The aftermath of the deadly bushfire that devastated much of Canberra on 18 January, 2003, and the more recent Orroral Valley bushfire in January-February 2020 are still fresh in the minds of planners during what is known as the ‘off-season’ for bushfires.
However, Mr Seymour says there is never a time to be complacent with bushfire management in what has now become a collective effort between government agencies and the community to manage bushfire risk.
“Our best protection from bushfires is coming from everybody playing their part, particularly in that residential space where people are really beginning to build their own personal resilience,” he tells Region Media.
Legislation enacted after the 2004 bushfire means rural landowners must identify specific areas of risk, but a number of agencies within the ACT have taken steps to mitigate the bushfire risks in all of Canberra’s suburban areas where inner and outer asset protection zones have now been identified.
There are also specific plans for areas of Canberra where there is a greater fuel load, including new suburbs such as Whitlam in the Molonglo Valley, west of the National Arboretum. Central areas such as Black Mountain, O’Connor Ridge and the pine plantation at Isaacs clearly identified asset protection zones.
In the suburbs, the ESA has deployed community fire units in blue to help with the ongoing education campaign via door knocking and face-to-face community information sessions for residents whose houses may back onto a reserve, for example.
Recent amendments to the ACT’s bushfire management zones mean the area from your back fence could become part of a buffer zone in the event of a serious bushfire.
“We’re always looking at maintaining the best protection we can against the threat of bushfire,” says Mr Seymour. “We’re very well positioned coming into the 2021-2022 season and there’s been a lot of strategic management of land around the urban interface.
“Areas that may have seen fuel reduction once or twice a year are being done five or six times a year. It’s meant we’ve all had to increase the intensity of our workload, which is a real collective between all of government.”
Teams have also been working with environmental and cultural groups to learn how to protect threatened animals and plants, which includes using grazing animals and Canberra’s healthy population of kangaroos to manage vegetation.
These measures come as the ESA has revised its bushfire prone zones due to a number of changes in the environment such as forest and grassland woven through Canberra’s urban areas which are regenerating from the 2020 bushfire season.
ESA Commissioner Georgeina Whelan said the moves are part of the draft Regional Fire Management Plan, which Canberrans are being asked to comment on before 7 May. The 10-year plan will be released in July 2021.
“The asset protection zones are largely within and around the city, providing a defendable space to allow residents and firefighters a degree of safety before, during and after a bushfire,” said Commissioner Whelan.

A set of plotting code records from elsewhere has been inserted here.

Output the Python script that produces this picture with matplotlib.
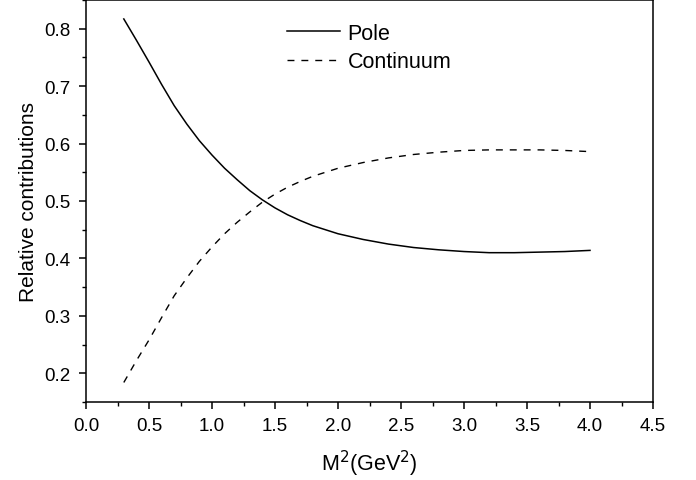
import matplotlib
matplotlib.use("Agg")
import matplotlib.pyplot as plt
from matplotlib.ticker import MultipleLocator

plt.rcParams['font.family'] = ['Liberation Sans', 'DejaVu Sans']

x_pole = [0.3, 0.4, 0.5, 0.6, 0.7, 0.8, 0.9, 1.0, 1.1, 1.2, 1.3, 1.4, 1.5, 1.6, 1.7,
          1.8, 1.9, 2.0, 2.2, 2.4, 2.6, 2.8, 3.0, 3.2, 3.4, 3.6, 3.8, 4.0]
pole = [0.817, 0.780, 0.742, 0.703, 0.666, 0.634, 0.605, 0.580, 0.557, 0.537, 0.518,
        0.502, 0.488, 0.476, 0.466, 0.457, 0.450, 0.443, 0.433, 0.425, 0.419, 0.415,
        0.412, 0.410, 0.410, 0.411, 0.412, 0.414]
x_cont = x_pole
continuum = [0.184, 0.222, 0.258, 0.297, 0.335, 0.366, 0.395, 0.420, 0.443, 0.463, 0.481,
             0.498, 0.512, 0.524, 0.534, 0.543, 0.550, 0.557, 0.567, 0.575, 0.581, 0.585,
             0.588, 0.589, 0.589, 0.589, 0.588, 0.586]
xticks = [0.0, 0.5, 1.0, 1.5, 2.0, 2.5, 3.0, 3.5, 4.0, 4.5]
yticks = [0.2, 0.3, 0.4, 0.5, 0.6, 0.7, 0.8]

fig = plt.figure(figsize=(6.96, 4.81), dpi=100)
ax = fig.add_axes([86/696, 1 - 403/481, (653-86)/696, (403-1)/481])

ax.plot(x_pole, pole, color='black', lw=1.1, label='Pole')
ax.plot(x_cont, continuum, color='black', lw=1.0, dashes=(5, 5), label='Continuum')

ax.set_xlim(0, 4.5)
ax.set_ylim(0.15, 0.85)
ax.set_xticks(xticks)
ax.set_xticklabels([f"{t:.1f}" for t in xticks])
ax.set_yticks(yticks)
ax.set_yticklabels([f"{t:.1f}" for t in yticks])
ax.xaxis.set_minor_locator(MultipleLocator(0.25))
ax.yaxis.set_minor_locator(MultipleLocator(0.05))
ax.tick_params(which='major', direction='out', length=5, width=1.1, labelsize=13.5, pad=6,
               top=False, right=False)
ax.tick_params(which='minor', direction='out', length=3, width=1.0, top=False, right=False)
for s in ax.spines.values():
    s.set_linewidth(1.1)

ax.set_xlabel('M$^2$(GeV$^2$)', fontsize=15.5, labelpad=10)
ax.set_ylabel('Relative contributions', fontsize=15, labelpad=5)

ax.legend(loc='upper left', bbox_to_anchor=(287/696, 1 - 23.5/481), bbox_transform=fig.transFigure,
          frameon=False, fontsize=15.5, handlelength=2.45, handletextpad=0.37, labelspacing=0.37,
          borderaxespad=0.0, borderpad=0.0)

fig.savefig('out.png', dpi=100)
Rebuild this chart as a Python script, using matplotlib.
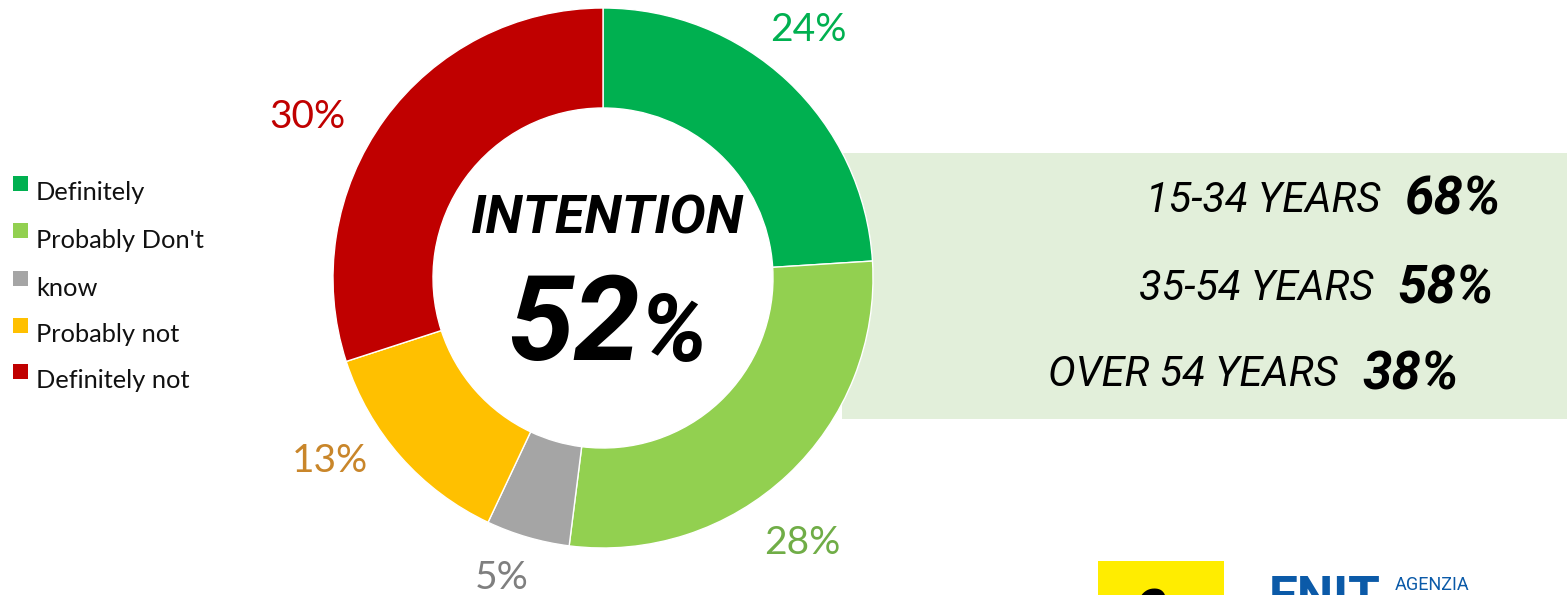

“The strategic firefighting protection zones help reduce the intensity and spread of fires across large areas of landscape and include easy access points such as fire trails, roads and creeks.”
Mr Seymour said there is more than 4500 hectares of land in the ACT’s inner and outer bushfire protection zones that he assures will protect the community from flames impacting homes and properties.
“There’s a lot more transparency as to how the government is managing the bushfire risk,” he said. “We’re doing things such as digital modelling which has helped us really manage the fuel loads in our urban spaces.
“We’ve been talking to homeowners and asking them to meet similar standards we’ve set ourselves by having things such as bushfire survival plans, and doing regular maintenance in their yards by clearing leaves from their gutters and not leaving fuel lying around.
“This has been a learning process for all of us and there’s always more to do, but we’ve now got some really robust measures in place to protect people from a bushfire.”